[Rows from a dataset of charts and code]
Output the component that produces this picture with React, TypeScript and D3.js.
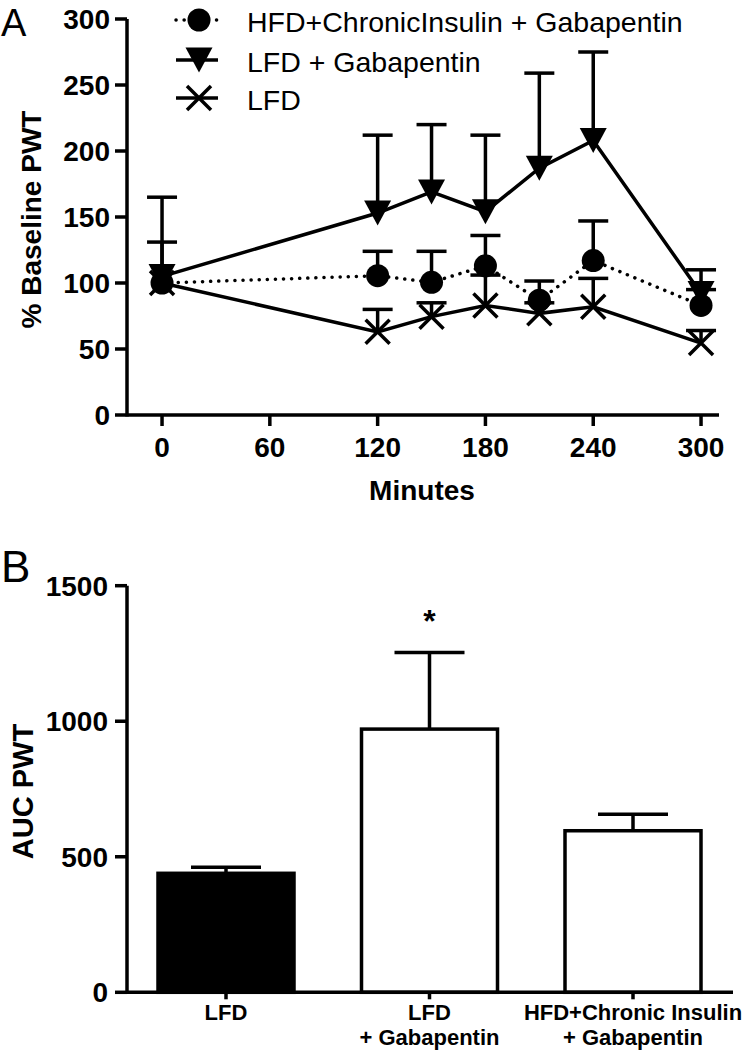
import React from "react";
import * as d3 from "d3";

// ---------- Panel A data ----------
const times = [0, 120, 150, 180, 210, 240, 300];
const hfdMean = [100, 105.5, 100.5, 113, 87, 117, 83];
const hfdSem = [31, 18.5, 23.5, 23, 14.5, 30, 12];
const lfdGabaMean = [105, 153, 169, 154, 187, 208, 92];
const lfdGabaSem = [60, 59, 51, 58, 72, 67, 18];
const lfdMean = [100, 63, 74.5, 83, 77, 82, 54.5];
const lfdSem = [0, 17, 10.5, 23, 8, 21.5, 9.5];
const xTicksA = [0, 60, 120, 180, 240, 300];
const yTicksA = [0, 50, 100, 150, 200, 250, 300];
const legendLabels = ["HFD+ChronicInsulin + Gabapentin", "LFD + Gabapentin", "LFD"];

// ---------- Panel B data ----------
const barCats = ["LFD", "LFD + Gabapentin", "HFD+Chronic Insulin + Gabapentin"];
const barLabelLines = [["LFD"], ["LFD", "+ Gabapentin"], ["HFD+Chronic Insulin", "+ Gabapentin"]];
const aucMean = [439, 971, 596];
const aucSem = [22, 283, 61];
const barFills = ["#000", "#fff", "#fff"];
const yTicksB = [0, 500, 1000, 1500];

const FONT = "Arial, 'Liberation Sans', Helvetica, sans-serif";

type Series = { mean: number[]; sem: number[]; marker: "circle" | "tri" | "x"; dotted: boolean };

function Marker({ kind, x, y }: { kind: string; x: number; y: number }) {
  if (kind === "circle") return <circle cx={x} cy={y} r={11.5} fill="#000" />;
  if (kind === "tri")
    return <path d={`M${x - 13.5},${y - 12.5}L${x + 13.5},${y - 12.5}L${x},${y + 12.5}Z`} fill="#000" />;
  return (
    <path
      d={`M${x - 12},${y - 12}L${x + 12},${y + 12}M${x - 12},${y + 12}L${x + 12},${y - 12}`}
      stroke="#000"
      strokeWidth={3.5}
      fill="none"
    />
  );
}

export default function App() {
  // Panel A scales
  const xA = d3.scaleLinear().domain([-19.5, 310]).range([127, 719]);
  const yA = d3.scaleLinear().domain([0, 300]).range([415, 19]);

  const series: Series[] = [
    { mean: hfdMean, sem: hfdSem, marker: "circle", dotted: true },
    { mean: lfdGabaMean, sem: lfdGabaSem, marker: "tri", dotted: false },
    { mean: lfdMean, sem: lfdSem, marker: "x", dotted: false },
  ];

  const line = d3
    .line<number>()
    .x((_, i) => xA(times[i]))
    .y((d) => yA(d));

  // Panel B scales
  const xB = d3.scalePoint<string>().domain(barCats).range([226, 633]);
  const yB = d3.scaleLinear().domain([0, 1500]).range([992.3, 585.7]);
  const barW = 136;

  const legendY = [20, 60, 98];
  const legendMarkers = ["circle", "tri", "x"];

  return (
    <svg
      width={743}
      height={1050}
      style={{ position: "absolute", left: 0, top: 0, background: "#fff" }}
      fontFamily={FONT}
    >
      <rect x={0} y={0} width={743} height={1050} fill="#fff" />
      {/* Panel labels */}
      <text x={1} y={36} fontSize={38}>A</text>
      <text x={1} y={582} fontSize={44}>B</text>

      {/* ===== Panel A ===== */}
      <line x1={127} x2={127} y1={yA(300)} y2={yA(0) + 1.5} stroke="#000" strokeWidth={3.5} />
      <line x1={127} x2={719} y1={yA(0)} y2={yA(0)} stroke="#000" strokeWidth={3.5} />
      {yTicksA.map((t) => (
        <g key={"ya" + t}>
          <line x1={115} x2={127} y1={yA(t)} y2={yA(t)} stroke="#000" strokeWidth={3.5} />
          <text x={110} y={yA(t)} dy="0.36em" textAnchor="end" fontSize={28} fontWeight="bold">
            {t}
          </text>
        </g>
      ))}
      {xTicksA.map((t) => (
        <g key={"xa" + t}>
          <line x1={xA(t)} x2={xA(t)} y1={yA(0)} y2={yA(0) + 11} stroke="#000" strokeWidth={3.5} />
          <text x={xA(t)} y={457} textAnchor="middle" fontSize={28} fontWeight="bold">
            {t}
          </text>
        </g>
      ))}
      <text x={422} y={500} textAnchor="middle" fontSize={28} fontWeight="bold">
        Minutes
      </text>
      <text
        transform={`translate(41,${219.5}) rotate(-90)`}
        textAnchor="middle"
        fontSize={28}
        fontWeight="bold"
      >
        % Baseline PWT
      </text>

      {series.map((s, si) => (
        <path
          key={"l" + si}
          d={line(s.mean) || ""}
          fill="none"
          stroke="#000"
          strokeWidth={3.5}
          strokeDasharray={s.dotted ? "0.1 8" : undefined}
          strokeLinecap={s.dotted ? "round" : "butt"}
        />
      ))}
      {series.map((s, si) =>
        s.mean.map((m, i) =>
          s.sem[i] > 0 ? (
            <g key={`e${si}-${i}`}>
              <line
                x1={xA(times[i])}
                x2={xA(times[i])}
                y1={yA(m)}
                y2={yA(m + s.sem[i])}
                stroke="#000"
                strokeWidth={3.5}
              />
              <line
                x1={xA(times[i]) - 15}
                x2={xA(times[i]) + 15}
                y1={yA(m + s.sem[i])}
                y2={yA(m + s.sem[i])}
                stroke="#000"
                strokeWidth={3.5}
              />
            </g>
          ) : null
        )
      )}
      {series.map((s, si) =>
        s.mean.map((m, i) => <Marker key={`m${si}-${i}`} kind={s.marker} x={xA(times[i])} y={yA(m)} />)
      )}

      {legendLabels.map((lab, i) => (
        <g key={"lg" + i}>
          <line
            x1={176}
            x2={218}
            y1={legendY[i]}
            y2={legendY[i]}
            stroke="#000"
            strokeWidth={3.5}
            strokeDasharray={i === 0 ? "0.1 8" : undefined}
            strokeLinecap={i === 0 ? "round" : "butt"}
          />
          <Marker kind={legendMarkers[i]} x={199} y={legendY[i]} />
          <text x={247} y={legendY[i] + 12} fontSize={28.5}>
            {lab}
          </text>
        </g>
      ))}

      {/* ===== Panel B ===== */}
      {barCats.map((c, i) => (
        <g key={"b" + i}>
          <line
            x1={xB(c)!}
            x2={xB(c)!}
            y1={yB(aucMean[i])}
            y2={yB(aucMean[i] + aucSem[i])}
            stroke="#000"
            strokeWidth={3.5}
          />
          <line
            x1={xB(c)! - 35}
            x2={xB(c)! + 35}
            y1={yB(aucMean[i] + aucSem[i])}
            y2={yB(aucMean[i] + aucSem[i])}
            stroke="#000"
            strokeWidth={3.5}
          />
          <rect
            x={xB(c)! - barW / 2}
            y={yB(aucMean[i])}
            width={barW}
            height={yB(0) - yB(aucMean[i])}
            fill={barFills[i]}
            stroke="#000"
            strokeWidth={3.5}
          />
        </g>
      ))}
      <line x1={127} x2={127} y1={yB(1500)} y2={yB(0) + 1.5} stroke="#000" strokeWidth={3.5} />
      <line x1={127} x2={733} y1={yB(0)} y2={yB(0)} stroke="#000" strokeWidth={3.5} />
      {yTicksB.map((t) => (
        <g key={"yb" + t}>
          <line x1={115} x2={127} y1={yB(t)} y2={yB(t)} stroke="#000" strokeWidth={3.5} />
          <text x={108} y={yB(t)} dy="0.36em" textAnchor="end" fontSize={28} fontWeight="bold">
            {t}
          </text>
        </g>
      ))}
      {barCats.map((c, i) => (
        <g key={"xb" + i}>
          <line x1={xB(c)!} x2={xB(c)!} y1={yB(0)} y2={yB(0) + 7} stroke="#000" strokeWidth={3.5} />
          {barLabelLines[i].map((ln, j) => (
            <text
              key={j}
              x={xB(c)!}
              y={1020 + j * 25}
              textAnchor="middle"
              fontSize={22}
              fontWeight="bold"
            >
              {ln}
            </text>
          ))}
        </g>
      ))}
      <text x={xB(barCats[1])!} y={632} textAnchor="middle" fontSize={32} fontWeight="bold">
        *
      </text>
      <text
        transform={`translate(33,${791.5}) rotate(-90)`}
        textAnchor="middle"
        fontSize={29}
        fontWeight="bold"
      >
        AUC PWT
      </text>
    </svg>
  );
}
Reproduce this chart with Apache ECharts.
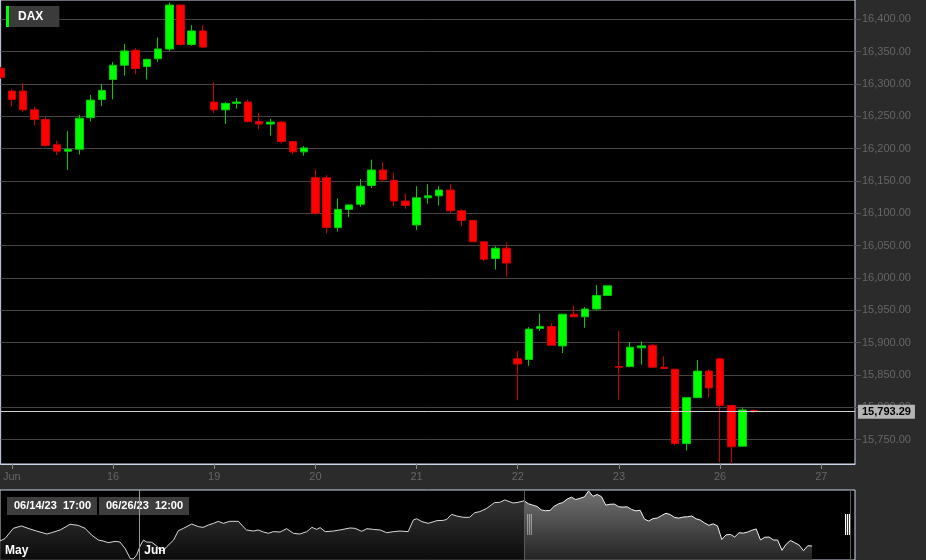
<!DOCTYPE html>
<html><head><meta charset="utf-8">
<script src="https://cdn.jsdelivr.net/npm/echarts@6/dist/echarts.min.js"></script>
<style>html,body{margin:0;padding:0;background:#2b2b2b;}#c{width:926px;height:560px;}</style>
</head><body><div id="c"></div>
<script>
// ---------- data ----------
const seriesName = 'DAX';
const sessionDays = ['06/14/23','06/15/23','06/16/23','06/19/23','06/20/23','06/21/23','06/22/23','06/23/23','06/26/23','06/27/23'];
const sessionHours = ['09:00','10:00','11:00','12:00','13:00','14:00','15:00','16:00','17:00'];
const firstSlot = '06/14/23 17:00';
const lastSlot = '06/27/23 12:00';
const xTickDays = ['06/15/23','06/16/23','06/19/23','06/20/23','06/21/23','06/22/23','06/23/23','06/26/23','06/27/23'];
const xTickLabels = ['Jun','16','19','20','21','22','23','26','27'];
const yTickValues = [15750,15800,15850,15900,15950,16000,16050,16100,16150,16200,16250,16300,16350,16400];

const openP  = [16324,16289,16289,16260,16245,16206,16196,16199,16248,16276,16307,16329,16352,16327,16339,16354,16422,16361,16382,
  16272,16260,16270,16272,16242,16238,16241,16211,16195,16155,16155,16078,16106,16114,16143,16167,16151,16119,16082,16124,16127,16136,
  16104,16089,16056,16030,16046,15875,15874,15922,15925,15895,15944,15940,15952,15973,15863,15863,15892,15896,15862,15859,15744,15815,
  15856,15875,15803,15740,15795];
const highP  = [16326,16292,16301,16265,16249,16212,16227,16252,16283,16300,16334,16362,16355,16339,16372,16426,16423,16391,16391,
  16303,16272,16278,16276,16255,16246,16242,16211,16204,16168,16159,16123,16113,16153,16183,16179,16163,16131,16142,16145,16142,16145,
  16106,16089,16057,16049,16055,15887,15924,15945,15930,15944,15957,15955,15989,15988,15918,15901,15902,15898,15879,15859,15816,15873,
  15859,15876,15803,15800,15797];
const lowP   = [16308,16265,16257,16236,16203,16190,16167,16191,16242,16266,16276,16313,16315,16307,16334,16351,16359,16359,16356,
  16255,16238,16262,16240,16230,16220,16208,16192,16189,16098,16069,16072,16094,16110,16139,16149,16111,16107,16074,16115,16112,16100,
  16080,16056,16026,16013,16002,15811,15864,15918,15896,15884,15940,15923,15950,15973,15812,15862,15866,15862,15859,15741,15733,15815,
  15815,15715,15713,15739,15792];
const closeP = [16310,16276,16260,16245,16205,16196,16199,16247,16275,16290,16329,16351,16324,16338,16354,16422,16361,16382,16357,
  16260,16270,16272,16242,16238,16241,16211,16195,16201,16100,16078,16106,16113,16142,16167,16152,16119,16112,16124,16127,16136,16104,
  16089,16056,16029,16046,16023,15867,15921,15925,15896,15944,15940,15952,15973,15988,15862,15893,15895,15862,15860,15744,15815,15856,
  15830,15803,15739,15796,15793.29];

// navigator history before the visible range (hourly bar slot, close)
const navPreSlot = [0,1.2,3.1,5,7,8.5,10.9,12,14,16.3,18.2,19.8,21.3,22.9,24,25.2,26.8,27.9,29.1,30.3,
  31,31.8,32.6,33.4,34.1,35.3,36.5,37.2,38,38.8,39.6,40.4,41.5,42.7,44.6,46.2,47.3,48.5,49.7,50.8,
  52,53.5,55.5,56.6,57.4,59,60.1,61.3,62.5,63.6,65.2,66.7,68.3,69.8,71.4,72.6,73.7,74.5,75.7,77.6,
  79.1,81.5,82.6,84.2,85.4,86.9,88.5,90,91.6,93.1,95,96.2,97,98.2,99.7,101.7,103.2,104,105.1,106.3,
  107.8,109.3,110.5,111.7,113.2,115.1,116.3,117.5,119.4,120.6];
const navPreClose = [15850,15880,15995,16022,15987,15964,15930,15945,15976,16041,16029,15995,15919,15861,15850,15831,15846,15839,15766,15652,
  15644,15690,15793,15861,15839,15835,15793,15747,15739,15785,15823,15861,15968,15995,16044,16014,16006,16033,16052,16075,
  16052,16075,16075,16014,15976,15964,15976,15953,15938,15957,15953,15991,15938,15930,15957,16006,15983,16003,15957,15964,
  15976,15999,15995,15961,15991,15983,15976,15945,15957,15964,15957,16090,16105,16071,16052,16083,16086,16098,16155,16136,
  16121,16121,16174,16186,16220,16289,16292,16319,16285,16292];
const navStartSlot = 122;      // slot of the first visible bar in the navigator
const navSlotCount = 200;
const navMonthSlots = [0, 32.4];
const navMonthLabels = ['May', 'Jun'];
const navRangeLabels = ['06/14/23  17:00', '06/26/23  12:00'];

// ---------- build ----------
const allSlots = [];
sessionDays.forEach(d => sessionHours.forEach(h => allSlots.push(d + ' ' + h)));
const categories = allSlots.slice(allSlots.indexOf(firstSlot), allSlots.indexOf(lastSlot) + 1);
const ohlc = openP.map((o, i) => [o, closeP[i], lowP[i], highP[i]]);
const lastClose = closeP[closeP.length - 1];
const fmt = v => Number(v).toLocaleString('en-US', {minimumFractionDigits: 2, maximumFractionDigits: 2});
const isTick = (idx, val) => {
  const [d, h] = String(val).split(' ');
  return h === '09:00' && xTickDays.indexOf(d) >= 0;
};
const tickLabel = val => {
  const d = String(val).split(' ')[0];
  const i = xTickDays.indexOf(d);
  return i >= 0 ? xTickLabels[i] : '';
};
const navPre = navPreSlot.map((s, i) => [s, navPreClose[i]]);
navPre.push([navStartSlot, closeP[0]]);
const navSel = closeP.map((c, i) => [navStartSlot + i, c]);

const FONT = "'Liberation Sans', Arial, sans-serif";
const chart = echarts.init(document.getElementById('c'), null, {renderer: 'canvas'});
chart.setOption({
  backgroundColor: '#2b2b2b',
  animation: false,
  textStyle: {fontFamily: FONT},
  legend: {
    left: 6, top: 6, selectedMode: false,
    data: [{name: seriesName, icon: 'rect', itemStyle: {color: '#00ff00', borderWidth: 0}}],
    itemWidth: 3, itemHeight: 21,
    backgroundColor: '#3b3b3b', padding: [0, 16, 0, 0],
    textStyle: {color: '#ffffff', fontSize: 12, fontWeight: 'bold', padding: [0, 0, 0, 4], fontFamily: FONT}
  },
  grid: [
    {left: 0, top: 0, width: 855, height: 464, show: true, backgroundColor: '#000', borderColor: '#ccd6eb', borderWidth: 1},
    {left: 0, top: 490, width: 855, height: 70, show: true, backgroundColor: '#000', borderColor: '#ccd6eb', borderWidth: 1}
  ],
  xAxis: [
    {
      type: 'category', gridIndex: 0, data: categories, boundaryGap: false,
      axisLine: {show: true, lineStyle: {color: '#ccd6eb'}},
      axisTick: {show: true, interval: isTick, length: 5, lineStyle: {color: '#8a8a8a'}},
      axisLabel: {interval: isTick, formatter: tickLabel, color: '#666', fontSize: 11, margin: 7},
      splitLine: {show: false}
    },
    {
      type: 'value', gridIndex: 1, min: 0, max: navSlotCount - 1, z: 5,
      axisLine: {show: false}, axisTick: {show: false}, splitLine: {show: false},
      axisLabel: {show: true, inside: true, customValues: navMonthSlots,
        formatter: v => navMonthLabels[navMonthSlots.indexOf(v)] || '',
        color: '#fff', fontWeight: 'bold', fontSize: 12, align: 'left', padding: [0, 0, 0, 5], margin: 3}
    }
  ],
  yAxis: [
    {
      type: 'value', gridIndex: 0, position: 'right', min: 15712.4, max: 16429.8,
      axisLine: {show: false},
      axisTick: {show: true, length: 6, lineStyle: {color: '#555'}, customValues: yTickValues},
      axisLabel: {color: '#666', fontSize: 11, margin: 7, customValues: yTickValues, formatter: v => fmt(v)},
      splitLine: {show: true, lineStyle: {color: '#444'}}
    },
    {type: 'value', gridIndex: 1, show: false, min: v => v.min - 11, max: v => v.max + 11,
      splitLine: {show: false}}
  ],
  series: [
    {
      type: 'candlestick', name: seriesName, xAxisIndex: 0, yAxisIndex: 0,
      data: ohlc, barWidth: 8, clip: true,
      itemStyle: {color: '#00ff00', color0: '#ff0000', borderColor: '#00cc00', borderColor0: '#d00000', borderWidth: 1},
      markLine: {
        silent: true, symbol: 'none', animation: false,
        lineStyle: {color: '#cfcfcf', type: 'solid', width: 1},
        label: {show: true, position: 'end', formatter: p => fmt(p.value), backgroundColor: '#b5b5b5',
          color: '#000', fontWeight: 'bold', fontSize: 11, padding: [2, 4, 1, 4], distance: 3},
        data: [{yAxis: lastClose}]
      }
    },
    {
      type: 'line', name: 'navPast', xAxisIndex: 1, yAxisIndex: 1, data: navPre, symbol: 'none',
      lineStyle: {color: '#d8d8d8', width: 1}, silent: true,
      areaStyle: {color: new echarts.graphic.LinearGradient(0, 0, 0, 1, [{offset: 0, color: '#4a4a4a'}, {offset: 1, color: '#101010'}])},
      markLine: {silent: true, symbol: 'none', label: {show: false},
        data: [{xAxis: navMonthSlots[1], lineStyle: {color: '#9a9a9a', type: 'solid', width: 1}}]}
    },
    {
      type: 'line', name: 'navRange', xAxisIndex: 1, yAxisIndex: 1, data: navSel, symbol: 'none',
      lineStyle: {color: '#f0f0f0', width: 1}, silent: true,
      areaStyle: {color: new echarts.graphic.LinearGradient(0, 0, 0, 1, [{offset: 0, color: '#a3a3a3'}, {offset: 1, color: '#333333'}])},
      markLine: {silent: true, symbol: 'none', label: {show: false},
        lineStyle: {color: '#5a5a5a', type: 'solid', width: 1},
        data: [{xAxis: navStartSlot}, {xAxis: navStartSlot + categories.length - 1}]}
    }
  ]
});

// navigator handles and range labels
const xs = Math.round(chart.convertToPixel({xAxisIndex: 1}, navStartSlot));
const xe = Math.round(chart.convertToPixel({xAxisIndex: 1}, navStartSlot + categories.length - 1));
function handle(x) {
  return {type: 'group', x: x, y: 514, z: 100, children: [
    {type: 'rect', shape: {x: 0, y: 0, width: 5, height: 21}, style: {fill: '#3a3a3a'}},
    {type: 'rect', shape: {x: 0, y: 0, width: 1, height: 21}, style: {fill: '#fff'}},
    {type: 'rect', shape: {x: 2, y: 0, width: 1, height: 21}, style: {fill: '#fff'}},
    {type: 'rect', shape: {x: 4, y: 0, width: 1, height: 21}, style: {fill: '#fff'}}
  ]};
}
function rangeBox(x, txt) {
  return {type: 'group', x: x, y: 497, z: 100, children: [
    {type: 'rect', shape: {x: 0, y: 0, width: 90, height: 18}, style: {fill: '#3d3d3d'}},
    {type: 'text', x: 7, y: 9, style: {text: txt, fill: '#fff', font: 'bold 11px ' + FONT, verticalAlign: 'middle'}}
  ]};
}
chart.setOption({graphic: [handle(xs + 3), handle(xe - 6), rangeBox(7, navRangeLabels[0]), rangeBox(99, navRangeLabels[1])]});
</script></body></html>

EXERCISE BRIEF => Quote the records above exactly, from the first line through the line containing "import * as", and leave out the pictures.

EXERCISE OUTPUT =>
Output the component that produces this picture with React, TypeScript and D3.js.
import React from "react";
import * as d3 from "d3";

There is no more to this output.